Here is where mini-branches come to help. The developers ask Monotone to check out a clean copy of C (the same that the user had), ensuring that the patch will apply cleanly. At that point, they apply the fix and commit it to the tree, thus "storing" the original patch file in it. As a result, the revision tree could look like:

      tag: foo-2.1        tag: foo-3.0
| |
A -> B -> C -> D -> E -> F -> G -> H -> I -> J
K

As you can see, the repository now has two heads (J and K) in the same branch (which can be inspected using monotone heads). J is a lot farther than K in terms of development, but that doesn't matter to the VCS system. Note that, at this point, the revision K carries the code in 2.1 plus the changes submitted by the user verbatim; they still haven't been modified to apply to J, and J is not affected at all by that commit.

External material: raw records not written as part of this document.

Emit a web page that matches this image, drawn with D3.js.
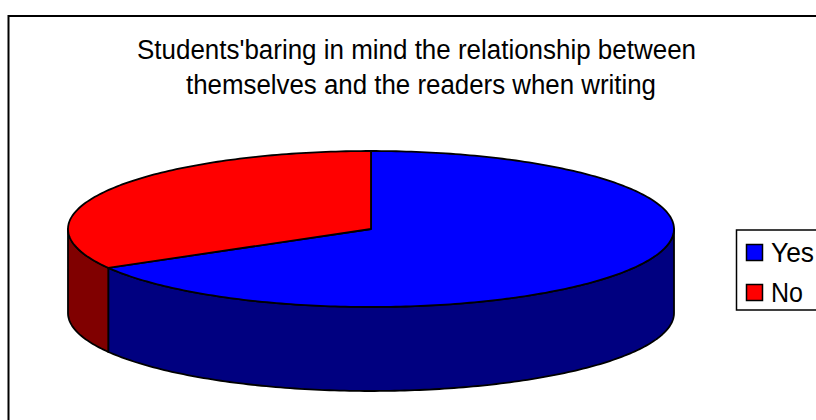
<!DOCTYPE html>
<html><head><meta charset="utf-8">
<script src="https://cdn.jsdelivr.net/npm/d3@7"></script>
<style>html,body{margin:0;padding:0;background:#fff;overflow:hidden}svg{display:block}text{font-family:"Liberation Sans",Arial,sans-serif;fill:#000}</style>
</head><body><svg id="c" width="816" height="420"></svg>
<script>
const categories = ["Yes", "No"];
const values = [66.7, 33.3];
const topColors = ["#0000ff", "#ff0000"];
const sideColors = ["#000080", "#800000"];
const titleLines = ["Students'baring in mind the relationship between", "themselves and the readers when writing"];

const svg = d3.select("#c");
const cx = 371, cy = 229, rx = 303, ry = 78, depth = 84;
const px = d3.scaleLinear().domain([-1, 1]).range([cx - rx, cx + rx]);
const py = d3.scaleLinear().domain([-1, 1]).range([cy - ry, cy + ry]);
const pt = (a, dz = 0) => [px(Math.sin(a)), py(-Math.cos(a)) + dz];
const samples = (a0, a1) => { const n = Math.max(2, Math.ceil(Math.abs(a1 - a0) * 60)); return d3.range(n + 1).map(i => a0 + (a1 - a0) * i / n); };
const line = d3.line();

svg.append("rect").attr("x", 8.5).attr("y", 16).attr("width", 900).attr("height", 600)
  .attr("fill", "#fff").attr("stroke", "#000").attr("stroke-width", 2);

svg.selectAll("text.title").data(titleLines).join("text").attr("class", "title")
  .attr("x", (d, i) => i ? 421 : 416.5).attr("y", (d, i) => 59 + i * 34.5)
  .attr("text-anchor", "middle").attr("font-size", 27).attr("textLength", (d, i) => i ? 470 : 559)
  .attr("lengthAdjust", "spacingAndGlyphs").text(d => d);

const arcs = d3.pie().sort(null)(values);
const front0 = Math.PI / 2, front1 = Math.PI * 1.5;
arcs.forEach((d, i) => {
  const a0 = Math.max(d.startAngle, front0), a1 = Math.min(d.endAngle, front1);
  if (a1 <= a0) return;
  const s = samples(a0, a1);
  const poly = s.map(a => pt(a)).concat(s.slice().reverse().map(a => pt(a, depth)));
  svg.append("path").attr("d", line(poly) + "Z").attr("fill", sideColors[i])
    .attr("stroke", "#000").attr("stroke-width", 1.8).attr("stroke-linejoin", "round");
});
arcs.forEach((d, i) => {
  const poly = [[px(0), py(0)]].concat(samples(d.startAngle, d.endAngle).map(a => pt(a)));
  svg.append("path").attr("d", line(poly) + "Z").attr("fill", topColors[i])
    .attr("stroke", "#000").attr("stroke-width", 1.8).attr("stroke-linejoin", "round");
});

svg.append("rect").attr("x", 736.5).attr("y", 230).attr("width", 200).attr("height", 80)
  .attr("fill", "#fff").attr("stroke", "#000").attr("stroke-width", 1.5);
const lg = svg.selectAll("g.lg").data(categories).join("g").attr("class", "lg")
  .attr("transform", (d, i) => `translate(0,${i * 40})`);
lg.append("rect").attr("x", 746.5).attr("y", 244.5).attr("width", 16).attr("height", 16)
  .attr("fill", (d, i) => topColors[i]).attr("stroke", "#000").attr("stroke-width", 1.5);
lg.append("text").attr("x", 771).attr("y", 261.5).attr("font-size", 27)
  .attr("textLength", (d, i) => i ? 32 : 43).attr("lengthAdjust", "spacingAndGlyphs").text(d => d);
</script></body></html>
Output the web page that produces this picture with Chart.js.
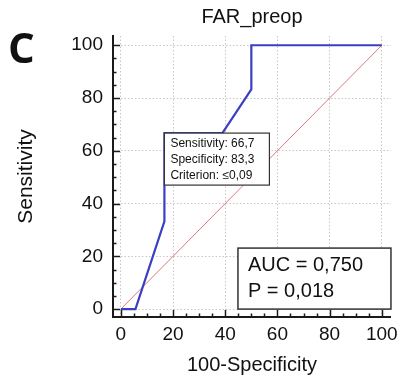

Once this is done, and after inspecting why the patch does not apply, the developer decides to merge the heads (monotone merge), thus creating a new revision L that holds all J's code plus the fix added in K:

      tag: foo-2.1        tag: foo-3.0
| |
A -> B -> C -> D -> E -> F -> G -> H -> I -> J -> L
/
/
K -----------------------------'

Voila! There is now a single head, L, which holds all your code plus the fix sent by the user. Furthermore, the repository has kept track of all the patching process, storing the original and the modified versions of the changes.

Note that this has assumed that revisions are marked as tags rather than as formal branches. Of course, a similar process could be followed if each version was on its own branch (as done with any other VCS).